Un altro capolavoro più volte rievocato nel corso della Masterclass da Bernardo Bertolucci è stato L’ultimo imperatore che nel 1988 conquistò ben nove Oscar. “Sono stato molto orgoglioso di aver portato una grande troupe internazionale nell’allora inaccessibile Città Proibita. Il film fu una specie di scommessa, un kolossal con tutti attori pressoché sconosciuti, perlopiù cinesi a parte Peter O’ Toole. La Rai sembrava interessata a produrlo ma poi dissero: ‘ma il pubblico saprà distinguere sul piccolo schermo un cinese da un altro?’. Fortuna che poi il produttore Jeremy Thomas riuscì a trovare i finanziamenti.”
Sulla Notte degli Oscar: “Era tutto straordinario, mi sembrava un luna park, un circo cui prendevano parte anche tutti i miei collaboratori che vedevo premiati sul palco uno dopo l’altro. Quasi non ci credevamo. Ricordo anche quando nel mio discorso di ringraziamento equiparai Los Angeles a un grande capezzolo, ‘The Big Nipple’ dissi pensando a come New York fosse definita ’The Big Apple’. Ci fu un silenzio assoluto da parte del pubblico americano, notoriamente puritano. Ma il giorno dopo, mentre ero in taxi, sentii alla radio un disc-jockey che diceva di stare trasmettendo da ‘The Big Nipple’”!

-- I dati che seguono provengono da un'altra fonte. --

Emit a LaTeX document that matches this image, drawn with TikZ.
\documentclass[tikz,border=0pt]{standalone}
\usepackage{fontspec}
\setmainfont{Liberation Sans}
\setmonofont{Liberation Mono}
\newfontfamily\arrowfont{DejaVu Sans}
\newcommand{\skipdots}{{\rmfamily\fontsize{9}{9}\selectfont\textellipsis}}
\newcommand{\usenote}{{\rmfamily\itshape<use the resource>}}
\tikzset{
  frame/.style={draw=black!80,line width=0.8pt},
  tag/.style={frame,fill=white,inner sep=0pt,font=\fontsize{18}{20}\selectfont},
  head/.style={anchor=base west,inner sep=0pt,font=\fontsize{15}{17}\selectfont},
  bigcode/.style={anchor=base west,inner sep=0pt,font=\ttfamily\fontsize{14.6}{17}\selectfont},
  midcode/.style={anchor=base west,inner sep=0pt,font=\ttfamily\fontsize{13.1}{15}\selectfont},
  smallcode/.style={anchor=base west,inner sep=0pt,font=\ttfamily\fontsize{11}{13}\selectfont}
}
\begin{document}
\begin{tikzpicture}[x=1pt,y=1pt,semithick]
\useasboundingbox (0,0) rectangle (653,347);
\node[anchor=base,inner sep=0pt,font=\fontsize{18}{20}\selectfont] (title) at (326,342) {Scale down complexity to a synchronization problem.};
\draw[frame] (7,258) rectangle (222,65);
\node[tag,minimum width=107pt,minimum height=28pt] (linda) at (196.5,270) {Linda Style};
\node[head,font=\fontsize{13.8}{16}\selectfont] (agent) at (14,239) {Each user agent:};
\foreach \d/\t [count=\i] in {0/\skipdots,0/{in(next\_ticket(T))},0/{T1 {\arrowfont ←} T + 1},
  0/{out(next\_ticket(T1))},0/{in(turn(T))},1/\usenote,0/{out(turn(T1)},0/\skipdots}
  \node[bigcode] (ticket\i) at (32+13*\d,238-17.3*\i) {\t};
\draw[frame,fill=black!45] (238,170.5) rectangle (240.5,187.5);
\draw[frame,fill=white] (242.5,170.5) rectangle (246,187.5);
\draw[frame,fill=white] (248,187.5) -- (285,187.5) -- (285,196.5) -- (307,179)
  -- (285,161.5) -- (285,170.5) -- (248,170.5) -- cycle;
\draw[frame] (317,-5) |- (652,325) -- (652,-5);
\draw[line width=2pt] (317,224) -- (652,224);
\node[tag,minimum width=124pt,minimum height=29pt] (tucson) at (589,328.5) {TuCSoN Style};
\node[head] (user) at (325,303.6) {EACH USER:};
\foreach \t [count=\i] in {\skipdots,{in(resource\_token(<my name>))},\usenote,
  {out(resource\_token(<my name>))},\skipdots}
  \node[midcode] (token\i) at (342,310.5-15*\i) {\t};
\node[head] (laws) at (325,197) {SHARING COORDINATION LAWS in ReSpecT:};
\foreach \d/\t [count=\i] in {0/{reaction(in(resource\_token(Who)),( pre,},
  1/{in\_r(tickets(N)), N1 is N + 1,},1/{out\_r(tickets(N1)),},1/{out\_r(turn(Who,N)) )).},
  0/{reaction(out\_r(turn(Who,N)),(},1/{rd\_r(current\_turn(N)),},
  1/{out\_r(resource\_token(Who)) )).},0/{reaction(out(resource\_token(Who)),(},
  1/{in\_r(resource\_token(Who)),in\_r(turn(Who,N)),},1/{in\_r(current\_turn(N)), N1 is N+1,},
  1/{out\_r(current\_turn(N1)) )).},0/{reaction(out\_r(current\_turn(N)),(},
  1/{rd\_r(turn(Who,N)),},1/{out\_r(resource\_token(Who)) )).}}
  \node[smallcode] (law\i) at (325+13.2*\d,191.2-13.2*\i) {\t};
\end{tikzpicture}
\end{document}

Sul suo modo di lavorare sul set, Bertolucci ha ricordato quanto gli disse una volta Jean Renoir, di cui è stato un grande ammiratore e che andò a trovare a Los Angeles, quando il grande regista era ottantenne: “Alla fine del nostro incontro mi disse: ‘ricordati di lasciare sempre una porta aperta sul set, perché non si sa mai chi potrebbe entrare’. È proprio questa, secondo me, la bellezza del cinema, lasciare passare uno spiffero della vita vera è qualcosa che aiuta la mia creatività e quella dei miei collaboratori. Quando ho girato per qualche giorno a Hollywood, in occasione di un mio film, mi sono reso conto di quanto gli americani tendano a rispettare sempre lo storyboard. Capisco quanto questo possa aiutare l’efficienza di una produzione ma a me piace non sapere quello che sto facendo”.
Quanto ha contato il ’68 nella formazione e nell’arte di Bernardo Bertolucci?: “Ero già grande, lo osservavo dall’esterno ma mi piaceva molto assistere a quello che stava succedendo in Italia e in Francia, mi piaceva pensare che si potesse cambiare il mondo. Ripensandoci oggi mi rendo conto che quel periodo ha liberato in me certe forze, facendo sì che mi allontanassi da un cinema che fino ad allora era una sorta di autoconfessione personale per farne uno più aperto al pubblico, più dialogante, come poi fu appunto Ultimo tango a Parigi. E penso anche che il ’68 abbia gettato il seme di un movimento come quello Me Too che mi vede totalmente d’accordo”.
Prima della proiezione del capolavoro restaurato, Bernardo Bertolucci ha ricevuto dalle mani di un altro Premio Oscar, Giuseppe Tornatore, il Federico Fellini Platinum Award for Cinematic Excellence, l’ultimo del 2018 assegnato dal direttore del Bif&st Felice Laudadio.